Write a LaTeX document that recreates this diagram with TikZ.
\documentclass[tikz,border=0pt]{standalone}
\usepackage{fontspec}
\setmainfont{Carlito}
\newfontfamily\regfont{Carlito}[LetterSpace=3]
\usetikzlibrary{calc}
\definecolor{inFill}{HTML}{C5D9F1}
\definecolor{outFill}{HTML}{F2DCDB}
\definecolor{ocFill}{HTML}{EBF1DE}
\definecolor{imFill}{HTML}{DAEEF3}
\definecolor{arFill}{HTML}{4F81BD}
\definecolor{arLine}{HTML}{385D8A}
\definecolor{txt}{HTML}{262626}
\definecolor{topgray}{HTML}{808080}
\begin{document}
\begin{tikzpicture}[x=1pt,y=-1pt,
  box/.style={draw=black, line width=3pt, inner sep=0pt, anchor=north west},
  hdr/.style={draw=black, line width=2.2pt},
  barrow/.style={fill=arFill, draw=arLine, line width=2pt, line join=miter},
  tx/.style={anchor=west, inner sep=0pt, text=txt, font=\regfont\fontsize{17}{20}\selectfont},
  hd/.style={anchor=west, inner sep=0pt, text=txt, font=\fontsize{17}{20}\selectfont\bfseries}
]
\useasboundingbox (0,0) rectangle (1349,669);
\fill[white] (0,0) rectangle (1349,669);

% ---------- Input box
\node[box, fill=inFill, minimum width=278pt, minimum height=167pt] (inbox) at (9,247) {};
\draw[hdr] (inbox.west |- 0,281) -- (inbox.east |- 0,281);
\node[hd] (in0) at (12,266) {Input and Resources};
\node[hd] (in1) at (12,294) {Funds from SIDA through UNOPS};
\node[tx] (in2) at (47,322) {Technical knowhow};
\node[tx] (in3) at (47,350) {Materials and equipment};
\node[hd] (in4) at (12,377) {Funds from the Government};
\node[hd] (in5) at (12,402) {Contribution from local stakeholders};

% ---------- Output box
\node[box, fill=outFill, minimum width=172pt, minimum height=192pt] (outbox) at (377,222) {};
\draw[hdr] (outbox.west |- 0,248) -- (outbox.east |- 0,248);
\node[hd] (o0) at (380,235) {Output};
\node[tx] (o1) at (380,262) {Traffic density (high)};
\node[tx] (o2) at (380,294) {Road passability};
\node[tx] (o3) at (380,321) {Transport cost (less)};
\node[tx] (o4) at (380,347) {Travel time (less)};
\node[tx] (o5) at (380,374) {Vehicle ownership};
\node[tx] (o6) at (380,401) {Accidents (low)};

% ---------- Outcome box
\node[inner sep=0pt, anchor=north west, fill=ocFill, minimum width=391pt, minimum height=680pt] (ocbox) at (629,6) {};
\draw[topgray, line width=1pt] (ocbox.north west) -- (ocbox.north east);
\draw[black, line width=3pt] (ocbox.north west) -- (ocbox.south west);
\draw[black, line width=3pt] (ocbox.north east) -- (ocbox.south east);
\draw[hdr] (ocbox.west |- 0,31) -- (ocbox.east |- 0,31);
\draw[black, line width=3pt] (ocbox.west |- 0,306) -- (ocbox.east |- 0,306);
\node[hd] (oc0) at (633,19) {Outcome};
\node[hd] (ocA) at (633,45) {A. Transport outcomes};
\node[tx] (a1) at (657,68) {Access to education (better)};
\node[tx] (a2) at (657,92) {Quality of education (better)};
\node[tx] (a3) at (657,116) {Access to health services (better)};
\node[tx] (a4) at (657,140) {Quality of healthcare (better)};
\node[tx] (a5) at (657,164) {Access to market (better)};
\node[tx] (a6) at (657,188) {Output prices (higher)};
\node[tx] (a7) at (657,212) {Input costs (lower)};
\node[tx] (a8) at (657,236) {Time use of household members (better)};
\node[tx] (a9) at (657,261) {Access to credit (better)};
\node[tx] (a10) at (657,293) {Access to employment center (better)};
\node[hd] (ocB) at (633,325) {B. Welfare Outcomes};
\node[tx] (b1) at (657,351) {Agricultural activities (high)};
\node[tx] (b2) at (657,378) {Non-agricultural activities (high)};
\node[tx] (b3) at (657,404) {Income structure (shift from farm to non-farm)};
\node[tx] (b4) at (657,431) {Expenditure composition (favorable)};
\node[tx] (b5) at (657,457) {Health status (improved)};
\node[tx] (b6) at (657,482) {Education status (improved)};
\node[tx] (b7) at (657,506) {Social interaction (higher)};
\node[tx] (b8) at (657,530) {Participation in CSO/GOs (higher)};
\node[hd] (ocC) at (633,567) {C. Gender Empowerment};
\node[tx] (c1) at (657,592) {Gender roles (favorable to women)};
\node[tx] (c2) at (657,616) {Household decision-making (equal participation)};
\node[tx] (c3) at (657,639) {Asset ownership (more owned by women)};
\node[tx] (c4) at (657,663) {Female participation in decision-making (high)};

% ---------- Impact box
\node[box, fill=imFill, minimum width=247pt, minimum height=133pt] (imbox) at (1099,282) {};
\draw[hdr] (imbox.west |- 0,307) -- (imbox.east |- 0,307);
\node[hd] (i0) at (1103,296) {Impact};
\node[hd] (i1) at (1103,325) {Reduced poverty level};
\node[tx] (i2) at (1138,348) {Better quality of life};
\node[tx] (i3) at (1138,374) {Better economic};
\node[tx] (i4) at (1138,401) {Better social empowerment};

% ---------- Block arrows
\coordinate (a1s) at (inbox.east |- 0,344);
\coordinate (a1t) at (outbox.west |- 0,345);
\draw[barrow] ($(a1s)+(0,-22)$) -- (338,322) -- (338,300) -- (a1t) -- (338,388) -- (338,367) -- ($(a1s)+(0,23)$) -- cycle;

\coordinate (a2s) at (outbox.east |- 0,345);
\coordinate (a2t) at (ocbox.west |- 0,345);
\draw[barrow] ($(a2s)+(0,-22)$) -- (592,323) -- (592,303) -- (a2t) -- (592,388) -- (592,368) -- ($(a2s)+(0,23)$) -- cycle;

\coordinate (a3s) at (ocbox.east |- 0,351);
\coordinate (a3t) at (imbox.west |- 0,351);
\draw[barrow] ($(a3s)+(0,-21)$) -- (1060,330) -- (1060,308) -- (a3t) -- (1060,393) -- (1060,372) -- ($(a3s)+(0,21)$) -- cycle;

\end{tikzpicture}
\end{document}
-=-=-=-=-
Recopy all the lines exactly as they appear.

Write a LaTeX document that recreates this diagram with TikZ.
\documentclass[tikz,border=0pt]{standalone}
\usepackage{fontspec}
\setmainfont{Carlito}
\newfontfamily\regfont{Carlito}[LetterSpace=3]
\usetikzlibrary{calc}
\definecolor{inFill}{HTML}{C5D9F1}
\definecolor{outFill}{HTML}{F2DCDB}
\definecolor{ocFill}{HTML}{EBF1DE}
\definecolor{imFill}{HTML}{DAEEF3}
\definecolor{arFill}{HTML}{4F81BD}
\definecolor{arLine}{HTML}{385D8A}
\definecolor{txt}{HTML}{262626}
\definecolor{topgray}{HTML}{808080}
\begin{document}
\begin{tikzpicture}[x=1pt,y=-1pt,
  box/.style={draw=black, line width=3pt, inner sep=0pt, anchor=north west},
  hdr/.style={draw=black, line width=2.2pt},
  barrow/.style={fill=arFill, draw=arLine, line width=2pt, line join=miter},
  tx/.style={anchor=west, inner sep=0pt, text=txt, font=\regfont\fontsize{17}{20}\selectfont},
  hd/.style={anchor=west, inner sep=0pt, text=txt, font=\fontsize{17}{20}\selectfont\bfseries}
]
\useasboundingbox (0,0) rectangle (1349,669);
\fill[white] (0,0) rectangle (1349,669);

% ---------- Input box
\node[box, fill=inFill, minimum width=278pt, minimum height=167pt] (inbox) at (9,247) {};
\draw[hdr] (inbox.west |- 0,281) -- (inbox.east |- 0,281);
\node[hd] (in0) at (12,266) {Input and Resources};
\node[hd] (in1) at (12,294) {Funds from SIDA through UNOPS};
\node[tx] (in2) at (47,322) {Technical knowhow};
\node[tx] (in3) at (47,350) {Materials and equipment};
\node[hd] (in4) at (12,377) {Funds from the Government};
\node[hd] (in5) at (12,402) {Contribution from local stakeholders};

% ---------- Output box
\node[box, fill=outFill, minimum width=172pt, minimum height=192pt] (outbox) at (377,222) {};
\draw[hdr] (outbox.west |- 0,248) -- (outbox.east |- 0,248);
\node[hd] (o0) at (380,235) {Output};
\node[tx] (o1) at (380,262) {Traffic density (high)};
\node[tx] (o2) at (380,294) {Road passability};
\node[tx] (o3) at (380,321) {Transport cost (less)};
\node[tx] (o4) at (380,347) {Travel time (less)};
\node[tx] (o5) at (380,374) {Vehicle ownership};
\node[tx] (o6) at (380,401) {Accidents (low)};

% ---------- Outcome box
\node[inner sep=0pt, anchor=north west, fill=ocFill, minimum width=391pt, minimum height=680pt] (ocbox) at (629,6) {};
\draw[topgray, line width=1pt] (ocbox.north west) -- (ocbox.north east);
\draw[black, line width=3pt] (ocbox.north west) -- (ocbox.south west);
\draw[black, line width=3pt] (ocbox.north east) -- (ocbox.south east);
\draw[hdr] (ocbox.west |- 0,31) -- (ocbox.east |- 0,31);
\draw[black, line width=3pt] (ocbox.west |- 0,306) -- (ocbox.east |- 0,306);
\node[hd] (oc0) at (633,19) {Outcome};
\node[hd] (ocA) at (633,45) {A. Transport outcomes};
\node[tx] (a1) at (657,68) {Access to education (better)};
\node[tx] (a2) at (657,92) {Quality of education (better)};
\node[tx] (a3) at (657,116) {Access to health services (better)};
\node[tx] (a4) at (657,140) {Quality of healthcare (better)};
\node[tx] (a5) at (657,164) {Access to market (better)};
\node[tx] (a6) at (657,188) {Output prices (higher)};
\node[tx] (a7) at (657,212) {Input costs (lower)};
\node[tx] (a8) at (657,236) {Time use of household members (better)};
\node[tx] (a9) at (657,261) {Access to credit (better)};
\node[tx] (a10) at (657,293) {Access to employment center (better)};
\node[hd] (ocB) at (633,325) {B. Welfare Outcomes};
\node[tx] (b1) at (657,351) {Agricultural activities (high)};
\node[tx] (b2) at (657,378) {Non-agricultural activities (high)};
\node[tx] (b3) at (657,404) {Income structure (shift from farm to non-farm)};
\node[tx] (b4) at (657,431) {Expenditure composition (favorable)};
\node[tx] (b5) at (657,457) {Health status (improved)};
\node[tx] (b6) at (657,482) {Education status (improved)};
\node[tx] (b7) at (657,506) {Social interaction (higher)};
\node[tx] (b8) at (657,530) {Participation in CSO/GOs (higher)};
\node[hd] (ocC) at (633,567) {C. Gender Empowerment};
\node[tx] (c1) at (657,592) {Gender roles (favorable to women)};
\node[tx] (c2) at (657,616) {Household decision-making (equal participation)};
\node[tx] (c3) at (657,639) {Asset ownership (more owned by women)};
\node[tx] (c4) at (657,663) {Female participation in decision-making (high)};

% ---------- Impact box
\node[box, fill=imFill, minimum width=247pt, minimum height=133pt] (imbox) at (1099,282) {};
\draw[hdr] (imbox.west |- 0,307) -- (imbox.east |- 0,307);
\node[hd] (i0) at (1103,296) {Impact};
\node[hd] (i1) at (1103,325) {Reduced poverty level};
\node[tx] (i2) at (1138,348) {Better quality of life};
\node[tx] (i3) at (1138,374) {Better economic};
\node[tx] (i4) at (1138,401) {Better social empowerment};

% ---------- Block arrows
\coordinate (a1s) at (inbox.east |- 0,344);
\coordinate (a1t) at (outbox.west |- 0,345);
\draw[barrow] ($(a1s)+(0,-22)$) -- (338,322) -- (338,300) -- (a1t) -- (338,388) -- (338,367) -- ($(a1s)+(0,23)$) -- cycle;

\coordinate (a2s) at (outbox.east |- 0,345);
\coordinate (a2t) at (ocbox.west |- 0,345);
\draw[barrow] ($(a2s)+(0,-22)$) -- (592,323) -- (592,303) -- (a2t) -- (592,388) -- (592,368) -- ($(a2s)+(0,23)$) -- cycle;

\coordinate (a3s) at (ocbox.east |- 0,351);
\coordinate (a3t) at (imbox.west |- 0,351);
\draw[barrow] ($(a3s)+(0,-21)$) -- (1060,330) -- (1060,308) -- (a3t) -- (1060,393) -- (1060,372) -- ($(a3s)+(0,21)$) -- cycle;

\end{tikzpicture}
\end{document}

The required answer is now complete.